# 深度概率编程

## 概述

深度学习模型具有强大的拟合能力，而贝叶斯理论具有很好的可解释能力。MindSpore深度概率编程（MindSpore Deep Probabilistic Programming, MDP）将深度学习和贝叶斯学习结合，通过设置网络权重为分布、引入隐空间分布等，可以对分布进行采样前向传播，由此引入了不确定性，从而增强了模型的鲁棒性和可解释性。MDP不仅包含通用、专业的概率学习编程语言，适用于“专业”用户，而且支持使用开发深度学习模型的逻辑进行概率编程，让初学者轻松上手；此外，还提供深度概率学习的工具箱，拓展贝叶斯应用功能。

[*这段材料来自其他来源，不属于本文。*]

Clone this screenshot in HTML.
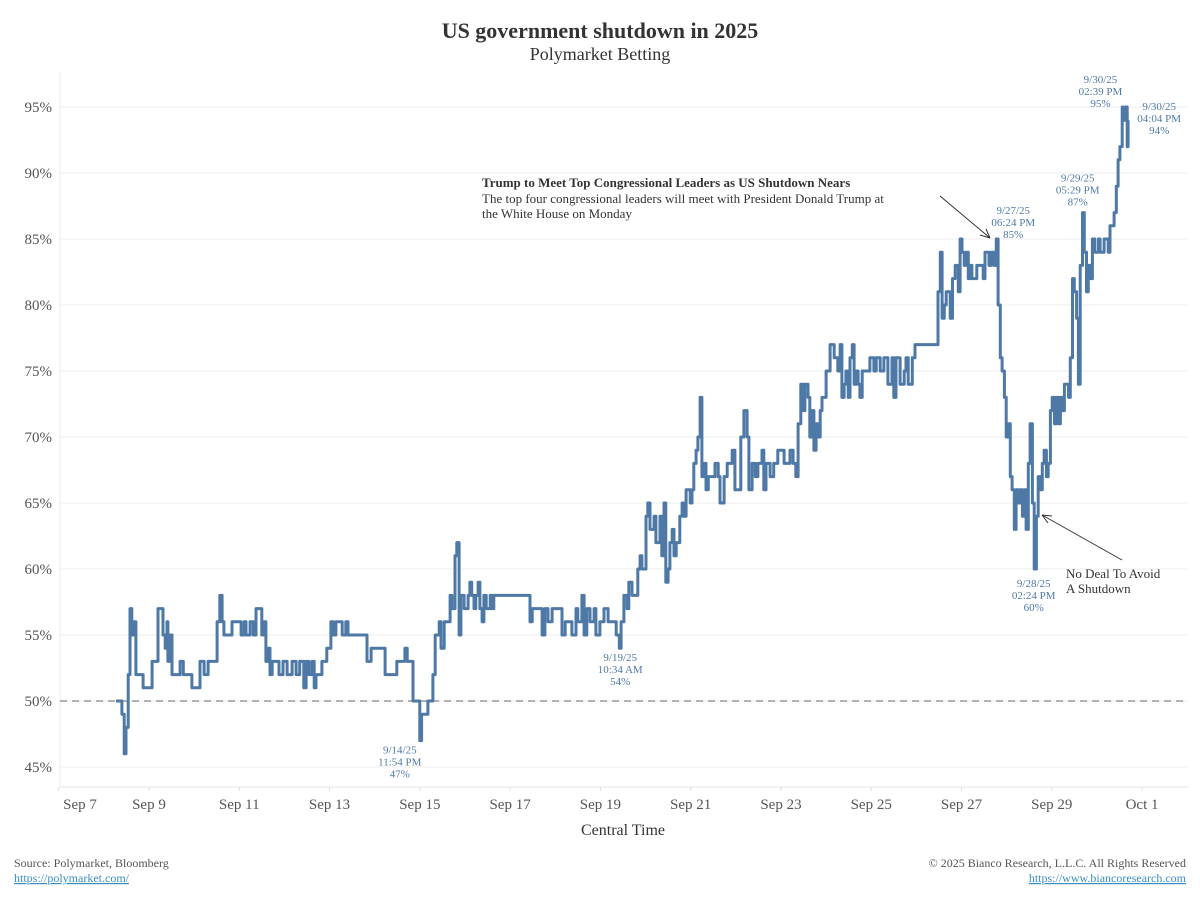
<!DOCTYPE html>
<html><head><meta charset="utf-8">
<style>
html,body{margin:0;padding:0;background:#fff;}
body{width:1200px;height:900px;overflow:hidden;font-family:"Liberation Serif",serif;}
svg text{font-family:"Liberation Serif",serif;}
</style></head>
<body>
<svg id="chart" width="1200" height="900" xmlns="http://www.w3.org/2000/svg">
<text x="600" y="38" text-anchor="middle" font-size="22" font-weight="bold" fill="#333">US government shutdown in 2025</text>
<text x="600" y="60" text-anchor="middle" font-size="18" fill="#333">Polymarket Betting</text>
<g id="grid"></g>
<g id="yaxis"></g>
<g id="xaxis"></g>
<line id="ref50" x1="60" x2="1188" stroke="#999" stroke-width="1.5" stroke-dasharray="7,5"/>
<path id="series" fill="none" stroke="#4e79a7" stroke-width="3" stroke-linejoin="round"/>
<g id="labels"></g>
<text x="623" y="835" text-anchor="middle" font-size="16" fill="#333">Central Time</text>
<g>
<text x="482" y="187" font-size="13" font-weight="bold" fill="#333">Trump to Meet Top Congressional Leaders as US Shutdown Nears</text>
<text x="482" y="203" font-size="13" fill="#333">The top four congressional leaders will meet with President Donald Trump at</text>
<text x="482" y="218" font-size="13" fill="#333">the White House on Monday</text>
<line x1="940" y1="196" x2="990" y2="238" stroke="#333" stroke-width="1"/>
<path d="M990 238 L980 235 M990 238 L986 229" stroke="#333" fill="none"/>
</g>
<g>
<text x="1066" y="578" font-size="13" fill="#333">No Deal To Avoid</text>
<text x="1066" y="593" font-size="13" fill="#333">A Shutdown</text>
<line x1="1122" y1="560" x2="1042" y2="515" stroke="#333" stroke-width="1"/>
<path d="M1042 515 L1052 516 M1042 515 L1048 523" stroke="#333" fill="none"/>
</g>
<text x="14" y="867" font-size="12" fill="#555">Source: Polymarket, Bloomberg</text>
<text x="14" y="882" font-size="12" fill="#3b8dbd" text-decoration="underline">https://polymarket.com/</text>
<text x="1186" y="867" text-anchor="end" font-size="12" fill="#555">© 2025 Bianco Research, L.L.C. All Rights Reserved</text>
<text x="1186" y="882" text-anchor="end" font-size="12" fill="#3b8dbd" text-decoration="underline">https://www.biancoresearch.com</text>
</svg>
<script>
// days since Sep 7 00:00 CT
const times=[1.27,1.38,1.40,1.45,1.49,1.54,1.58,1.62,1.67,1.71,1.80,1.87,2.02,2.07,2.18,2.20,2.29,2.31,2.36,2.40,2.42,2.47,2.51,2.64,2.69,2.76,2.93,2.95,3.11,3.13,3.22,3.31,3.49,3.51,3.57,3.62,3.66,3.84,4.02,4.04,4.11,4.15,4.24,4.31,4.37,4.46,4.50,4.55,4.59,4.64,4.68,4.73,4.81,4.88,4.97,5.06,5.17,5.26,5.34,5.43,5.48,5.54,5.61,5.66,5.70,5.83,5.94,6.03,6.08,6.14,6.23,6.28,6.36,6.41,6.79,6.83,6.92,7.21,7.23,7.43,7.49,7.60,7.67,7.72,7.76,7.85,8.00,8.04,8.14,8.18,8.25,8.29,8.34,8.43,8.47,8.54,8.60,8.67,8.71,8.78,8.82,8.87,8.91,8.98,9.07,9.11,9.15,9.20,9.24,9.29,9.33,9.38,9.42,9.47,9.56,9.60,9.64,10.40,10.44,10.49,10.66,10.71,10.77,10.84,10.93,11.10,11.15,11.22,11.33,11.37,11.46,11.50,11.59,11.64,11.70,11.77,11.86,11.90,11.99,12.08,12.17,12.30,12.35,12.42,12.46,12.52,12.59,12.63,12.70,12.79,12.83,12.88,12.92,13.01,13.05,13.10,13.19,13.23,13.32,13.36,13.41,13.45,13.50,13.54,13.59,13.63,13.68,13.76,13.81,13.85,13.90,13.99,14.03,14.07,14.12,14.16,14.21,14.25,14.30,14.34,14.39,14.47,14.54,14.61,14.65,14.74,14.81,14.87,14.92,14.98,15.05,15.11,15.18,15.25,15.29,15.36,15.43,15.49,15.58,15.62,15.67,15.76,15.84,15.93,16.07,16.20,16.27,16.33,16.38,16.44,16.49,16.53,16.60,16.64,16.69,16.73,16.78,16.82,16.87,16.91,17.00,17.09,17.18,17.26,17.31,17.35,17.40,17.44,17.49,17.53,17.58,17.62,17.66,17.71,17.75,17.80,17.97,18.06,18.11,18.20,18.28,18.37,18.46,18.50,18.55,18.64,18.73,18.77,18.82,18.91,18.97,19.48,19.53,19.57,19.62,19.66,19.75,19.80,19.86,19.93,19.97,20.01,20.06,20.10,20.15,20.19,20.23,20.34,20.43,20.48,20.52,20.61,20.66,20.72,20.77,20.81,20.86,20.90,20.95,20.99,21.04,21.08,21.12,21.17,21.21,21.26,21.30,21.35,21.39,21.43,21.48,21.52,21.57,21.61,21.66,21.70,21.75,21.79,21.83,21.88,21.92,21.97,22.01,22.06,22.10,22.15,22.19,22.23,22.28,22.37,22.41,22.46,22.50,22.55,22.59,22.63,22.68,22.72,22.77,22.81,22.86,22.90,22.95,23.03,23.07,23.16,23.25,23.29,23.38,23.43,23.47,23.51,23.56,23.58,23.63,23.67,23.69];
const values=[50,50,49,46,48,52,57,55,56,52,52,51,51,53,53,57,57,55,54,56,53,55,52,52,53,52,52,51,51,53,52,53,53,56,58,56,55,56,56,55,56,55,56,55,57,57,55,56,53,54,52,53,53,52,53,52,53,52,53,51,53,52,53,51,52,53,54,56,55,56,56,55,56,55,55,53,54,54,52,52,53,53,54,53,53,50,47,49,49,50,50,52,55,56,54,56,56,58,57,61,62,55,58,57,58,59,58,57,58,59,57,56,58,57,58,57,58,58,56,57,57,55,57,56,57,57,55,56,56,55,57,56,58,55,57,56,57,55,56,57,56,56,55,54,56,58,57,59,58,58,60,61,60,64,65,63,64,62,64,61,65,59,60,62,63,61,62,64,65,64,66,65,66,68,69,70,73,67,68,66,67,67,68,67,65,67,68,68,69,66,66,70,72,70,66,68,67,68,69,66,68,67,68,69,68,69,68,67,71,74,72,74,73,70,72,69,71,70,72,73,75,77,76,75,77,73,74,75,73,76,77,74,75,74,73,75,76,75,76,75,76,74,76,73,76,74,75,76,74,76,77,81,84,79,80,81,79,82,83,81,85,84,83,84,82,83,82,83,83,82,84,83,84,83,85,80,76,75,73,70,71,67,66,63,66,65,66,64,66,63,68,71,65,60,64,67,66,68,69,67,68,72,73,71,73,71,73,72,74,73,76,82,81,79,74,83,87,84,81,83,82,85,84,85,84,85,84,86,87,89,91,92,95,94,95,92,94];
const yTicks=[45,50,55,60,65,70,75,80,85,90,95];
const xTickDays=[0,2,4,6,8,10,12,14,16,18,20,22,24];
const xTickLabels=["Sep 7","Sep 9","Sep 11","Sep 13","Sep 15","Sep 17","Sep 19","Sep 21","Sep 23","Sep 25","Sep 27","Sep 29","Oct 1"];
const noteDays=[8.00,12.44,20.77,21.60,22.73,23.61,23.67];
const noteVals=[47,54,85,60,87,95,94];
const noteTexts=[["9/14/25","11:54 PM","47%"],["9/19/25","10:34 AM","54%"],["9/27/25","06:24 PM","85%"],["9/28/25","02:24 PM","60%"],["9/29/25","05:29 PM","87%"],["9/30/25","02:39 PM","95%"],["9/30/25","04:04 PM","94%"]];
const noteDx=[-20,0,17,0,-7,-24,32];
const noteDy=[13,13,-25,18,-31,-24,-10];

const X=d=>58.7+d*45.14;
const Y=v=>767-(v-45)*13.2;
const NS="http://www.w3.org/2000/svg";
function mk(tag,parent,attrs){const e=document.createElementNS(NS,tag);for(const k in attrs)e.setAttribute(k,attrs[k]);parent.appendChild(e);return e;}
const grid=document.getElementById('grid'),ya=document.getElementById('yaxis'),xa=document.getElementById('xaxis');
yTicks.forEach(t=>{
  const l=mk('line',grid,{x1:60,x2:1188,y1:Y(t),y2:Y(t),stroke:'#eeeeee','stroke-width':1});
  
  
  const tx=mk('text',ya,{x:52,y:Y(t)+5,'text-anchor':'end','font-size':15,fill:'#555'});
  tx.textContent=t+'%';
  
  
});
mk('line',grid,{x1:60,x2:60,y1:72,y2:787,stroke:'#eeeeee'});
mk('line',grid,{x1:60,x2:1188,y1:787,y2:787,stroke:'#e4e4e4'});
xTickDays.forEach((d,i)=>{
  let x=X(d); if(x<80) x=80;
  mk('line',xa,{x1:X(d),x2:X(d),y1:787,y2:791,stroke:'#ddd'});
  const tx=mk('text',xa,{x:x,y:809,'text-anchor':'middle','font-size':15,fill:'#555'});
  tx.textContent=xTickLabels[i];
  
  
});
const r=document.getElementById('ref50');r.setAttribute('y1',Y(50));r.setAttribute('y2',Y(50));
let d='M'+X(times[0])+' '+Y(values[0]);
for(let i=1;i<times.length;i++){d+=' H'+X(times[i]).toFixed(1)+' V'+Y(values[i]).toFixed(1);}
document.getElementById('series').setAttribute('d',d);
const lab=document.getElementById('labels');
noteDays.forEach((nd,i)=>{
  const g=mk('g',lab,{});
  
  
  const cx=X(nd)+noteDx[i], cy=Y(noteVals[i])+noteDy[i];
  noteTexts[i].forEach((s,j)=>{
    const t=mk('text',g,{x:cx,y:cy+j*12,'text-anchor':'middle','font-size':11,fill:'#4e79a7'});
    t.textContent=s;
  });
});
</script>
</body></html>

本章将详细介绍深度概率编程在MindSpore上的应用。在动手进行实践之前，确保，你已经正确安装了MindSpore 0.7.0-beta及其以上版本。

> 本例适用于GPU和Ascend环境。

## 环境准备

设置训练模式为图模式，计算平台为GPU。

In [1]:
from mindspore import context

context.set_context(mode=context.GRAPH_MODE, save_graphs=False, device_target="GPU")

## 数据准备

### 下载数据集
下载MNIST数据集并解压到指定位置，在Jupyter Notebook中执行如下命令：

In [2]:
!mkdir -p ./datasets/MNIST_Data/train ./datasets/MNIST_Data/test
!wget -NP ./datasets/MNIST_Data/train https://mindspore-website.obs.myhuaweicloud.com/notebook/datasets/mnist/train-labels-idx1-ubyte --no-check-certificate 
!wget -NP ./datasets/MNIST_Data/train https://mindspore-website.obs.myhuaweicloud.com/notebook/datasets/mnist/train-images-idx3-ubyte --no-check-certificate
!wget -NP ./datasets/MNIST_Data/test https://mindspore-website.obs.myhuaweicloud.com/notebook/datasets/mnist/t10k-labels-idx1-ubyte --no-check-certificate
!wget -NP ./datasets/MNIST_Data/test https://mindspore-website.obs.myhuaweicloud.com/notebook/datasets/mnist/t10k-images-idx3-ubyte --no-check-certificate
!tree ./datasets/MNIST_Data

./datasets/MNIST_Data
├── test
│   ├── t10k-images-idx3-ubyte
│   └── t10k-labels-idx1-ubyte
└── train
    ├── train-images-idx3-ubyte
    └── train-labels-idx1-ubyte

2 directories, 4 files


### 定义数据集增强方法

MNIST数据集的原始训练数据集是60000张$28\times28$像素的单通道数字图片，本次训练用到的含贝叶斯层的LeNet5网络接收到训练数据的张量为`(32,1,32,32)`，通过自定义create_dataset函数将原始数据集增强为适应训练要求的数据，具体的增强操作解释可参考官网快速入门[实现一个图片分类应用](https://www.mindspore.cn/docs/programming_guide/zh-CN/master/quick_start/quick_start.html)。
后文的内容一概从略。